◆ **Collected data**:
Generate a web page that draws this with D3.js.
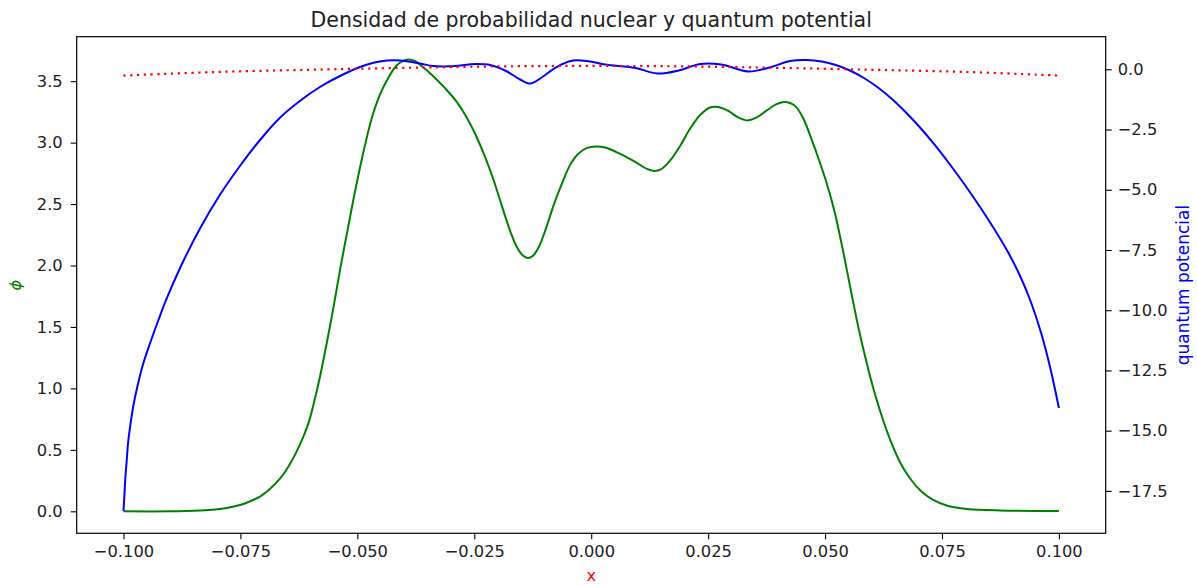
<!DOCTYPE html>
<html>
<head>
<meta charset="utf-8">
<script src="https://cdn.jsdelivr.net/npm/d3@7"></script>
<style>
  html, body { margin: 0; padding: 0; background: #fff; }
  svg { display: block; font-family: "DejaVu Sans", sans-serif; }
</style>
</head>
<body>
<svg id="chart" width="1197" height="585"></svg>
<script>
// ---- data ----
const xPhi = [-0.100, -0.090, -0.0836, -0.0804, -0.0779, -0.0751, -0.0730, -0.0708, -0.0687, -0.0665, -0.0644, -0.0623, -0.0605, -0.0593, -0.0580, -0.0567, -0.0552, -0.0537, -0.0520, -0.0503, -0.0486, -0.0469, -0.0452, -0.0434, -0.0417, -0.0400, -0.0391, -0.0377, -0.0360, -0.0338, -0.0313, -0.0289, -0.0268, -0.0247, -0.0227, -0.0208, -0.0191, -0.0174, -0.0159, -0.0146, -0.0136, -0.0125, -0.0112, -0.0097, -0.0080, -0.0062, -0.0045, -0.0028, -0.0009, 0.0010, 0.0030, 0.0062, 0.0094, 0.0119, 0.0134, 0.0149, 0.0168, 0.0190, 0.0211, 0.0233, 0.0254, 0.0271, 0.0293, 0.0314, 0.0333, 0.0352, 0.0374, 0.0395, 0.0412, 0.0425, 0.0436, 0.0453, 0.0470, 0.0487, 0.0504, 0.0521, 0.0538, 0.0555, 0.0572, 0.0589, 0.0606, 0.0624, 0.0641, 0.0660, 0.0681, 0.0705, 0.0731, 0.0763, 0.0803, 0.0874, 0.100];
const phiValues = [0.000, 0.000, 0.007, 0.015, 0.027, 0.051, 0.080, 0.120, 0.181, 0.267, 0.385, 0.540, 0.711, 0.880, 1.093, 1.337, 1.638, 1.964, 2.306, 2.639, 2.940, 3.200, 3.388, 3.526, 3.624, 3.669, 3.677, 3.665, 3.616, 3.543, 3.445, 3.339, 3.217, 3.062, 2.884, 2.688, 2.485, 2.289, 2.151, 2.082, 2.062, 2.078, 2.151, 2.298, 2.493, 2.672, 2.819, 2.908, 2.957, 2.969, 2.961, 2.908, 2.843, 2.786, 2.770, 2.782, 2.851, 2.973, 3.111, 3.225, 3.286, 3.290, 3.258, 3.205, 3.181, 3.201, 3.258, 3.311, 3.331, 3.323, 3.299, 3.201, 3.038, 2.859, 2.663, 2.428, 2.127, 1.801, 1.484, 1.207, 0.963, 0.743, 0.564, 0.401, 0.271, 0.165, 0.092, 0.043, 0.019, 0.007, 0.003];

const xQ = [-0.1000, -0.0998, -0.0996, -0.0993, -0.0990, -0.0985, -0.0979, -0.0970, -0.0958, -0.0943, -0.0926, -0.0908, -0.0879, -0.0837, -0.0794, -0.0751, -0.0708, -0.0666, -0.0623, -0.0580, -0.0537, -0.0494, -0.0452, -0.0409, -0.0366, -0.0338, -0.0302, -0.0246, -0.0216, -0.0182, -0.0152, -0.0130, -0.0109, -0.0074, -0.0039, -0.0003, 0.0030, 0.0095, 0.0141, 0.0187, 0.0233, 0.0278, 0.0336, 0.0385, 0.0425, 0.0461, 0.0493, 0.0523, 0.0553, 0.0583, 0.0613, 0.0643, 0.0673, 0.0703, 0.0735, 0.0767, 0.0799, 0.0831, 0.0863, 0.0891, 0.0917, 0.0940, 0.0962, 0.0981, 0.100];
const qValues = [-18.334, -17.670, -16.964, -16.217, -15.470, -14.723, -13.976, -13.145, -12.232, -11.361, -10.447, -9.534, -8.247, -6.628, -5.217, -4.014, -2.935, -2.021, -1.316, -0.735, -0.278, 0.095, 0.324, 0.365, 0.241, 0.137, 0.125, 0.220, 0.178, -0.071, -0.423, -0.589, -0.382, 0.095, 0.365, 0.324, 0.199, 0.054, -0.174, -0.050, 0.220, 0.199, -0.091, 0.095, 0.345, 0.386, 0.324, 0.178, -0.050, -0.361, -0.755, -1.233, -1.793, -2.416, -3.150, -3.952, -4.802, -5.707, -6.670, -7.583, -8.580, -9.659, -10.946, -12.357, -14.059];

const xRed = [-0.100, -0.080, -0.060, -0.040, -0.020, 0.000, 0.020, 0.040, 0.060, 0.080, 0.100];
const redValues = [-0.26, -0.11, -0.02, 0.06, 0.12, 0.14, 0.12, 0.06, -0.02, -0.11, -0.26];

const xTicks = [-0.100, -0.075, -0.050, -0.025, 0.000, 0.025, 0.050, 0.075, 0.100];
const leftTicks = [0.0, 0.5, 1.0, 1.5, 2.0, 2.5, 3.0, 3.5];
const rightTicks = [0.0, -2.5, -5.0, -7.5, -10.0, -12.5, -15.0, -17.5];

const titleText = "Densidad de probabilidad nuclear y quantum potential";
const xLabel = "x";
const leftLabel = "\u03D5";
const rightLabel = "quantum potencial";

// ---- layout ----
const L = 76.7, R = 1105.7, T = 36.7, B = 533.3;
const svg = d3.select("#chart");

const x = d3.scaleLinear().domain([-0.11, 0.11]).range([L, R]);
const yL = d3.scaleLinear().domain([-0.179, 3.862]).range([B, T]);
const yR = d3.scaleLinear().domain([-19.26, 1.353]).range([B, T]);

const tickFont = 16.3;

// axes
const gx = svg.append("g").attr("transform", `translate(0,${B})`)
  .call(d3.axisBottom(x).tickValues(xTicks).tickFormat(d3.format(".3f")).tickSizeOuter(0).tickSize(6).tickPadding(6));
const gl = svg.append("g").attr("transform", `translate(${L},0)`)
  .call(d3.axisLeft(yL).tickValues(leftTicks).tickFormat(d3.format(".1f")).tickSizeOuter(0).tickSize(6).tickPadding(8));
const gr = svg.append("g").attr("transform", `translate(${R},0)`)
  .call(d3.axisRight(yR).tickValues(rightTicks).tickFormat(d3.format(".1f")).tickSizeOuter(0).tickSize(6).tickPadding(6));

[gx, gl, gr].forEach(g => {
  g.select(".domain").remove();
  g.selectAll(".tick line").attr("stroke", "#000").attr("stroke-width", 1.1);
  g.selectAll(".tick text").attr("fill", "#222").style("font-size", tickFont + "px").style("font-family", "DejaVu Sans");
});

// frame
svg.append("rect").attr("x", L).attr("y", T).attr("width", R - L).attr("height", B - T)
  .attr("fill", "none").attr("stroke", "#000").attr("stroke-width", 1.2);

// lines
const curve = d3.curveCatmullRom.alpha(0.5);
const lineL = d3.line().x(d => x(d[0])).y(d => yL(d[1])).curve(curve);
const lineR = d3.line().x(d => x(d[0])).y(d => yR(d[1])).curve(curve);

svg.append("path").datum(d3.zip(xPhi, phiValues))
  .attr("d", lineL).attr("fill", "none").attr("stroke", "green").attr("stroke-width", 2);

svg.append("path").datum(d3.zip(xQ, qValues))
  .attr("d", lineR).attr("fill", "none").attr("stroke", "blue").attr("stroke-width", 2);

svg.append("path").datum(d3.zip(xRed, redValues))
  .attr("d", lineR).attr("fill", "none").attr("stroke", "red").attr("stroke-width", 2.2)
  .attr("stroke-dasharray", "2.2,4.6");

// texts
svg.append("text").attr("x", (L + R) / 2).attr("y", 27).attr("text-anchor", "middle")
  .style("font-size", "20.5px").attr("fill", "#222").text(titleText);

svg.append("text").attr("x", (L + R) / 2).attr("y", 581).attr("text-anchor", "middle")
  .style("font-size", tickFont + "px").attr("fill", "red").text(xLabel);

svg.append("text").attr("transform", `translate(21,${(T + B) / 2}) rotate(-90)`)
  .attr("text-anchor", "middle").style("font-size", tickFont + "px").style("font-style", "italic")
  .attr("fill", "green").text(leftLabel);

svg.append("text").attr("transform", `translate(1189,${(T + B) / 2}) rotate(-90)`)
  .attr("text-anchor", "middle").style("font-size", "17px")
  .attr("fill", "blue").text(rightLabel);
</script>
</body>
</html>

◆ **Given problem**: Go from the first line of the listing to the line holding "0.019, 0.007, 0.003];" and, please, transcribe those lines exactly, both included, with no pictures.

◆ **Response to this exercise**:
Generate a web page that draws this with D3.js.
<!DOCTYPE html>
<html>
<head>
<meta charset="utf-8">
<script src="https://cdn.jsdelivr.net/npm/d3@7"></script>
<style>
  html, body { margin: 0; padding: 0; background: #fff; }
  svg { display: block; font-family: "DejaVu Sans", sans-serif; }
</style>
</head>
<body>
<svg id="chart" width="1197" height="585"></svg>
<script>
// ---- data ----
const xPhi = [-0.100, -0.090, -0.0836, -0.0804, -0.0779, -0.0751, -0.0730, -0.0708, -0.0687, -0.0665, -0.0644, -0.0623, -0.0605, -0.0593, -0.0580, -0.0567, -0.0552, -0.0537, -0.0520, -0.0503, -0.0486, -0.0469, -0.0452, -0.0434, -0.0417, -0.0400, -0.0391, -0.0377, -0.0360, -0.0338, -0.0313, -0.0289, -0.0268, -0.0247, -0.0227, -0.0208, -0.0191, -0.0174, -0.0159, -0.0146, -0.0136, -0.0125, -0.0112, -0.0097, -0.0080, -0.0062, -0.0045, -0.0028, -0.0009, 0.0010, 0.0030, 0.0062, 0.0094, 0.0119, 0.0134, 0.0149, 0.0168, 0.0190, 0.0211, 0.0233, 0.0254, 0.0271, 0.0293, 0.0314, 0.0333, 0.0352, 0.0374, 0.0395, 0.0412, 0.0425, 0.0436, 0.0453, 0.0470, 0.0487, 0.0504, 0.0521, 0.0538, 0.0555, 0.0572, 0.0589, 0.0606, 0.0624, 0.0641, 0.0660, 0.0681, 0.0705, 0.0731, 0.0763, 0.0803, 0.0874, 0.100];
const phiValues = [0.000, 0.000, 0.007, 0.015, 0.027, 0.051, 0.080, 0.120, 0.181, 0.267, 0.385, 0.540, 0.711, 0.880, 1.093, 1.337, 1.638, 1.964, 2.306, 2.639, 2.940, 3.200, 3.388, 3.526, 3.624, 3.669, 3.677, 3.665, 3.616, 3.543, 3.445, 3.339, 3.217, 3.062, 2.884, 2.688, 2.485, 2.289, 2.151, 2.082, 2.062, 2.078, 2.151, 2.298, 2.493, 2.672, 2.819, 2.908, 2.957, 2.969, 2.961, 2.908, 2.843, 2.786, 2.770, 2.782, 2.851, 2.973, 3.111, 3.225, 3.286, 3.290, 3.258, 3.205, 3.181, 3.201, 3.258, 3.311, 3.331, 3.323, 3.299, 3.201, 3.038, 2.859, 2.663, 2.428, 2.127, 1.801, 1.484, 1.207, 0.963, 0.743, 0.564, 0.401, 0.271, 0.165, 0.092, 0.043, 0.019, 0.007, 0.003];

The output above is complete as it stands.